How his career started
All right, so we are here with French percussionist, composer and musician Dominique Patrick Noel. How are you doing, Mr. Noel? A pleasure to have you here.
Well, thank you. First of all, I want to thank you for taking the time to interview me and to greet all those who is going to read it. Thank goodness, I am in good health and it is all good.
You are a self-taught musician who started playing by age seven. Did you learn everything by yourself or did you receive some kind of training?
Since I come from a family of musicians such as my father and my two grandfathers, I can say that music has always been a part of my life. I started playing the drums by listening to a lot of jazz and fell in love with this genre. That’s how I started to develop the movements and patterns of jazz and the drums.
In school, I started playing and learned solfège, percussion, drumming, among other things. When I turned 15 years old, I started playing music at a pro level because I have always had the pleasure of learning by watching musicians, who had much more experience. Thank goodness, I had my mind fresh to grasp and remember what I had seen, which helped me a lot to continue developing in percussion, different instruments, rhythms, among other things.

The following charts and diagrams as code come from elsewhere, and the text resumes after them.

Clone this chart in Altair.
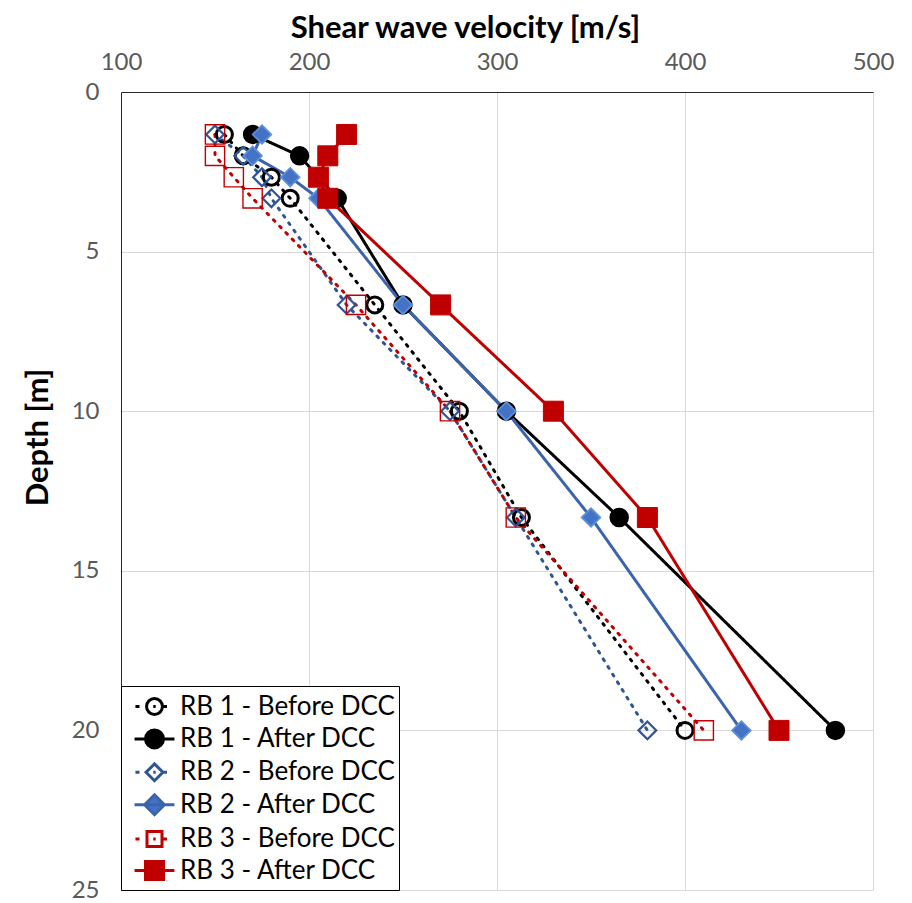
import altair as alt
import pandas as pd

depths = [1.33, 2.0, 2.67, 3.33, 6.67, 10.0, 13.33, 20.0]
series_names = ["RB 1 - Before DCC", "RB 1 - After DCC", "RB 2 - Before DCC",
                "RB 2 - After DCC", "RB 3 - Before DCC", "RB 3 - After DCC"]
rb1_before = [155, 165, 180, 190, 235, 280, 313, 400]
rb1_after = [170, 195, 205, 215, 250, 305, 365, 480]
rb2_before = [150, 165, 175, 180, 220, 275, 310, 380]
rb2_after = [175, 170, 190, 205, 250, 305, 350, 430]
rb3_before = [150, 150, 160, 170, 225, 275, 310, 410]
rb3_after = [220, 210, 205, 210, 270, 330, 380, 450]
x_ticks = [100, 200, 300, 400, 500]
y_ticks = [0, 5, 10, 15, 20, 25]

rows = []
for name, vals in zip(series_names, [rb1_before, rb1_after, rb2_before, rb2_after, rb3_before, rb3_after]):
    for d, v in zip(depths, vals):
        rows.append({"series": name, "depth": d, "vs": v})
df = pd.DataFrame(rows)

line_colors = ["#000000", "#000000", "#2F5597", "#3B64AD", "#C00000", "#C00000"]
marker_stroke = ["#000000", "#000000", "#2F5597", "#5B8FDB", "#C00000", "#C00000"]
marker_fill = ["transparent", "#000000", "transparent", "#4472C4", "transparent", "#C00000"]
shapes = ["circle", "circle", "diamond", "diamond", "square", "square"]
sizes = [256, 400, 324, 500, 324, 484]
stroke_widths = [3, 1, 3, 1, 3, 1]
dashes = [[2, 7], [1, 0], [2, 7], [1, 0], [2, 7], [1, 0]]

# legend symbol paths (unit box spans 30 px; line segments reach 40 px)
circ_o = "M-0.53,0 A0.53,0.53 0 1,0 0.53,0 A0.53,0.53 0 1,0 -0.53,0 Z"
circ_f = "M-0.6,0 A0.6,0.6 0 1,0 0.6,0 A0.6,0.6 0 1,0 -0.6,0 Z"
dots = "M-1.27,0 L-1.0,0 M-0.08,0 L0.08,0 M0.53,0 L0.83,0 "
solid = "M-1.33,0 L1.33,0 "
legend_paths = [
    dots + circ_o,
    solid + circ_f,
    dots + "M0,-0.56 L0.56,0 L0,0.56 L-0.56,0 Z",
    solid + "M0,-0.66 L0.66,0 L0,0.66 L-0.66,0 Z",
    dots + "M-0.5,-0.5 L0.5,-0.5 L0.5,0.5 L-0.5,0.5 Z",
    solid + "M-0.6,-0.6 L0.6,-0.6 L0.6,0.6 L-0.6,0.6 Z",
]

FONT = "Lato"

x_enc = alt.X("vs:Q", scale=alt.Scale(domain=[100, 500], nice=False, zero=False),
              axis=alt.Axis(orient="top", values=x_ticks, title="Shear wave velocity [m/s]",
                            labelPadding=18, labelFlush=False, grid=True,
                            titleBaseline="middle", titleX=344, titleY=-64))
y_enc = alt.Y("depth:Q", scale=alt.Scale(domain=[0, 25], reverse=True, nice=False, zero=False),
              axis=alt.Axis(values=y_ticks, title="Depth [m]", labelPadding=22, labelFlush=False,
                            titleBaseline="middle", titleX=-83, titleY=345, grid=True))

base = alt.Chart(df)

lines = base.mark_line(strokeWidth=3, strokeCap="round").encode(
    x=x_enc, y=y_enc,
    color=alt.Color("series:N", scale=alt.Scale(domain=series_names, range=line_colors), legend=None),
    strokeDash=alt.StrokeDash("series:N", scale=alt.Scale(domain=series_names, range=dashes), legend=None),
    order=alt.Order("depth:Q"),
)

points = base.mark_point(opacity=1, filled=False).encode(
    x="vs:Q", y="depth:Q",
    shape=alt.Shape("series:N", scale=alt.Scale(domain=series_names, range=shapes), legend=None),
    stroke=alt.Stroke("series:N", scale=alt.Scale(domain=series_names, range=marker_stroke), legend=None),
    fill=alt.Fill("series:N", scale=alt.Scale(domain=series_names, range=marker_fill), legend=None),
    size=alt.Size("series:N", scale=alt.Scale(domain=series_names, range=sizes), legend=None),
    strokeWidth=alt.StrokeWidth("series:N", scale=alt.Scale(domain=series_names, range=stroke_widths), legend=None),
)

leg = alt.Legend(title=None, orient="bottom-left", offset=0, padding=4,
                 strokeColor="#000000", fillColor="#FFFFFF", labelFont=FONT,
                 labelFontSize=26, labelColor="#000000", labelOffset=9,
                 symbolSize=900, symbolStrokeWidth=3, rowPadding=1.4, symbolOffset=13,
                 symbolOpacity=1, labelLimit=400)

legend_layer = base.transform_filter("false").mark_point(opacity=1, size=900).encode(
    x="vs:Q", y="depth:Q",
    color=alt.Color("series:N", scale=alt.Scale(domain=series_names, range=line_colors), legend=leg),
    fill=alt.Fill("series:N", scale=alt.Scale(domain=series_names, range=marker_fill), legend=leg),
    shape=alt.Shape("series:N", scale=alt.Scale(domain=series_names, range=legend_paths), legend=leg),
)

chart = alt.layer(lines, points, legend_layer).resolve_scale(
    color="independent", fill="independent", shape="independent"
).properties(
    width=752, height=798,
    autosize=alt.AutoSizeParams(type="none"),
    padding={"left": 113, "top": 84, "right": 31, "bottom": 13},
).configure_view(stroke=None).configure_axis(
    labelFont=FONT, labelFontSize=24, labelColor="#595959",
    titleFont=FONT, titleFontSize=31, titleFontWeight="bold", titleColor="#000000",
    ticks=False, gridColor="#D9D9D9", gridWidth=1,
    domainColor="#262626", domainWidth=1,
)

chart.save("out.html", embed_options={"renderer": "svg", "actions": False})
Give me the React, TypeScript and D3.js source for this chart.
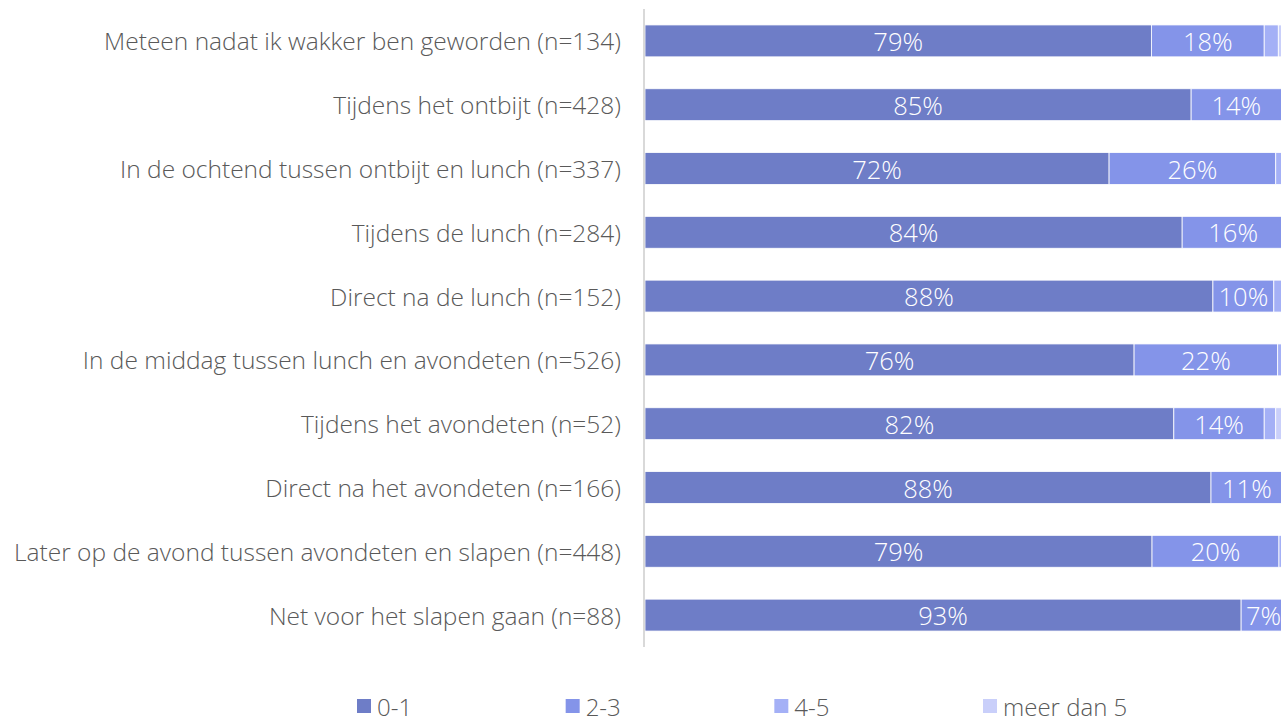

When I started playing Latin music, my first instrument was the bongo. I had a mentor named Alfredo Mujica Jr.,m who knew my dad and learned by playing with him. When it was my turn, he was giving the task of helping me understand the patterns and other things. He told me that the best instrument I could choose to start with was the bongo because it would help me understand a little more about how salsa works and that helped me a lot. He showed me the basic pattern and how to imitate the sounds I heard until they were similar.
After that, I also learned to play the conga, the Dominican tambora, the güira, the batá, the cajon and the timbales.
When you played the bongo for the first time, did you know you wanted to dedicate yourself to the Latin genres permanently?
When I was nine years old, I moved to Martinique and lived there for about four years. There I was fortunate to learn its folklore, its rhythms, its typical instruments and its dances. I also learned to perform all those genres with the drums and tried to absorb all I saw. Concurrently, the zouk era was beginning and I fell in love with the genre since I heard it for the first time.
Sometime later, my dad and I went to the United States to be with my dad, who was living in Washington at the time. It was there where I started to accompany him in several of his activities and shows with his orchestras. Then, I began listening more to salsa, cumbia and merengue, something I liked very much. Then, I told him that I would like to learn what he knew and play with him, to which he replied that it looked good, but that it was a profession that I had to take very seriously. Therefore, he advised me to listen to everything, even if it wasn’t Latin music because all genres nurture the musician in one way or another.
With whom he has worked?
You have worked with Tito Puente Jr, Tito Rojas, Izis La Enfermera de La Salsa, Frankie Vasquez, Lalo Rodriguez, among others. What have you learned from them?
I have had the opportunity to play with maestro Tito Rojas and his musical director, Celso Clemente, gave me some advice. When rehearsing, I approached him to thank him for allowing me to play the bongo with them and ask him for advice for my career, to which he replied that he liked my work very much and that I was very good for someone who was not born in this Latin music environment.
He also advised me that I had to move forward, never play down my goals, accept constructive criticism and always stay humble. I will never forget his words.
We know that you are a voting member of the National Academy of Recording Arts and Sciences, which is well known for giving the Grammy Awards. What do you base to vote for a nominated candidate for an award?
There are several processes for artists to be nominated. For us the voters, it is a long process because we have the task of listening to much music and analyzing many details such as recording quality, lyrics, musicality and much more. There are many important elements to consider when choosing the person. I want to get to the point of saying that someone really deserves my vote for this or that category.
Voting takes time. It’s not something that you do in an hour or two, it takes a long time. The day of the awards ceremony, we already know who will the winners. At that point, we can say that all of them have managed to win via an arduous selection process.
Tell us about your song Mi Secreto with D’ William.
The skeleton of the song was my idea and I got together D’ William, to whom I offered to join the song. He wanted to collaborate with me in a merengue song for some time and I sent him the skeleton, which he liked and told me that something could be done with it. When he asked me if I already had the lyrics, I said no, but I wanted to base the song on an experience of mine, so I told him what it was about and the lyrics were written about that fact. Later, we made some additional arrangements and that’s how Mi Secreto was born.